What do you think of when you hear the word ‘meditation’?
Some of us might imagine an elderly bearded yogi, sitting cross legged, thumb and fore-finger forming a circle and levitating above a mountain top. Or maybe we imagine a Buddhist monk in orange robe, sitting peacefully beside a pond, chanting away…
Some of our ideas about meditation might be true, but there’s more to it than this!
What is mindfulness meditation?
Mindfulness meditation isn’t a religion and doesn’t require emptying your mind or slamming on the brakes to halt your train of thought. It’s impossible to stop thinking altogether anyway – the harder you try to stop thinking the more frustrated you’ll get. You don’t need to chant ‘Om!’ or sit cross-legged in the lotus position beneath a waterfall (of course, you’re more than welcome to do this if you wish). It is a simple mental exercise which can be performed by anybody, anywhere – another method for improving your emotional, mental and physical wellbeing.
Common mindfulness meditations involve becoming aware of the breath, the sensations in the body and learning to simply observe your thoughts without trying to control or judge anything – just allowing everything to be as it is for those few moments.
Meditation can be done sitting on a chair, cushion or stool or even lying down on a mat or thick rug in any place you feel comfortable. Some other ways to meditate mindfully include sitting still and listening to sounds in your environment, doing lights stretches while focussing on your breath or paying more attention to the scents you smell, textures you feel and flavours you taste while eating a raisin or a piece of chocolate.
What are the benefits of minfulness meditation?
Now you may be wondering, why would anyone spend their time sitting around thinking about their breath or eating a raisin when the family, the children, the boss, the meetings, the bills, the emails, the assignments, the homework, the housework, the telephone and the 100-page To-Do list all need attention right now?
We all know life gets busy. At times it can leave us feeling dissatisfied, stressed, panicked or simply just depleted from being stuck in Doing-Mode 24/7. As important as checking off things on our To-Do list may be, it’s even more important to keep our bodies and minds in check.

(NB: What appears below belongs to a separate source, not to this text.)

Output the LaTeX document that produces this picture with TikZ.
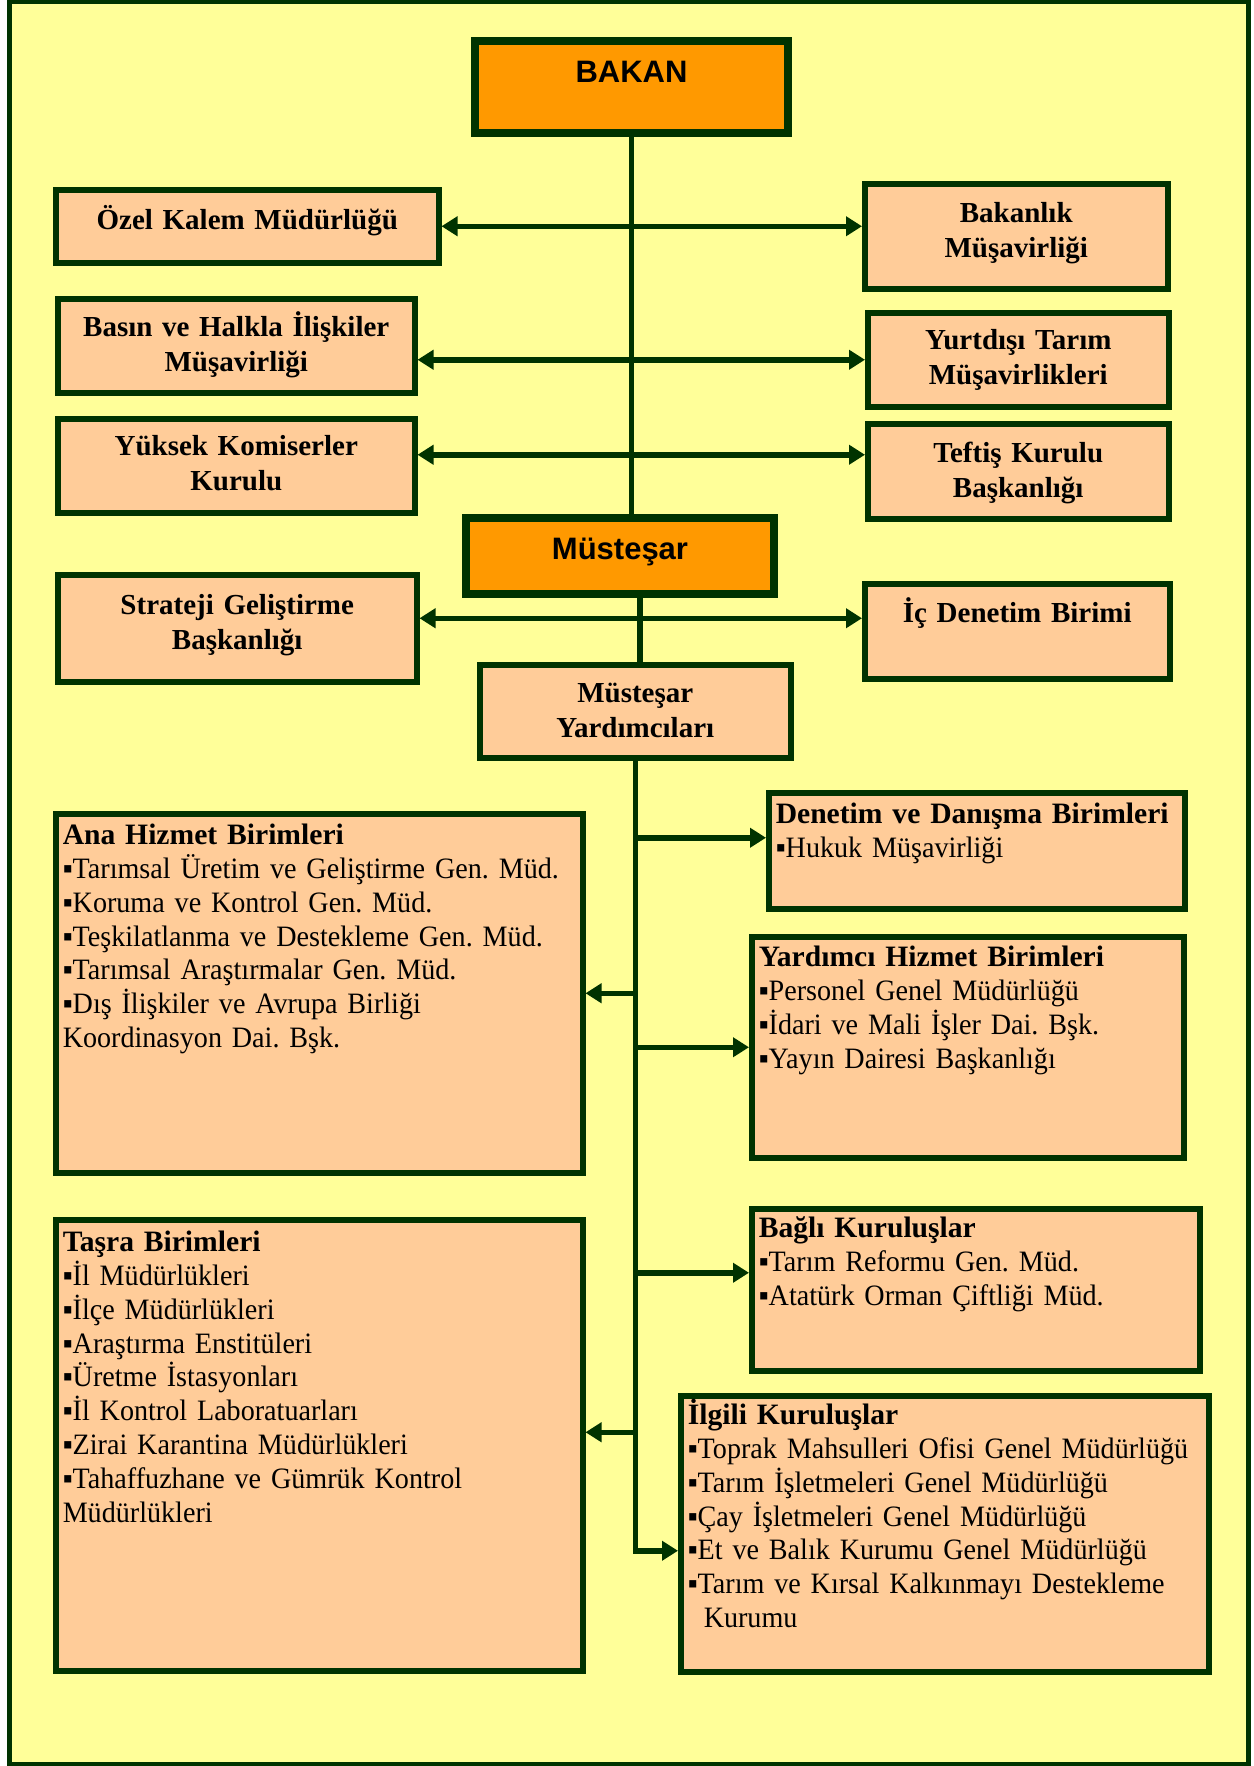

Studies show those who practise mindfulness regularly have significantly decreased irritability, anxiety and depression, improved memory, faster reaction time, increased mental and physical stamina and are happier and more contented than average. Regular meditation has also been proven to reduce hypertension, to reduce the impact of chronic pain and can even help boost the immune system.
Many people who practice mindfulness say they gain more time compared to the amount of time spent practising. Daily mindfulness of just a few minutes could save you hours, days or even weeks of stress, worry, pain and forgetfulness. It’s amazing how much can be achieved from simply breathing and watching thoughts float by for a few moments a day.
What’s your motive for 8 Weeks of Mindfulness?
Mindfulness just seems like another useful tool for managing stress and getting out of daily Autopilot Mode. It’s time to say goodbye to the ‘work – rush – eat – sleep – repeat,’ routine and hello to extra time, energy and relaxation.
Now the concept of mindfulness isn’t entirely new to me but I’m no expert either. I’ve tried meditating before here and there and was first introduced to it by a teacher at school several years ago during a Health, Beauty and Wellness-themed day. But this is the first time I’ve actually tried to make it a daily practice for an extended amount of time.
As well as books and CDs, there are various free resources such as articles, apps, podcasts and videos on mindfulness and how to meditate which can be found just about anywhere. I have been using ‘Mindfulness: A guide to finding peace in a frantic world by Mark Williams and Danny Penman’ with guided meditations and I find both the guide and audio really useful.
What does mindfulness meditation feel like?
I plan to work my way through the guided meditations from the book over 8 weeks. So far I have been meditating twice a day for almost 5 days straight. The meditation technique I’ve been doing for Week 1 is called the Body Scan. It’s a very simple exercise which involves becoming aware of sensations in the body and the breath, starting from the feet upwards. It takes less than 8 minutes a time – so that’s only 15 minutes of my day spent. It is early days but I feel I may be benefiting already – I generally feel more focused and refreshed in the day and feel better rested at night.
Your initial experience might be calming and relaxing from the get-go. But for some, meditation seems boring at first. They may lose their patience for being still or might even become frustrated if thay can’t ‘stop thinking,’ and have constant mental-reminders of their To-do list or random memories start flooding into the mind.
Like any new exercise it’s going to feel very different. You might feel silly at first but you’ll eventually get into it and discover parts of yourself you didn’t even realise existed. As with any exercise, it’s best to begin with a warm-up and short sessions, then later customise it to suit yourself better. As you get better at it, you progress to longer and more advanced sessions and with a little time, effort and patience you get to reap the benefits of your exercise!
Have you ever tried mindfulness meditation? What else do you like to do to stay balanced and present? I’d love to hear about your experiences!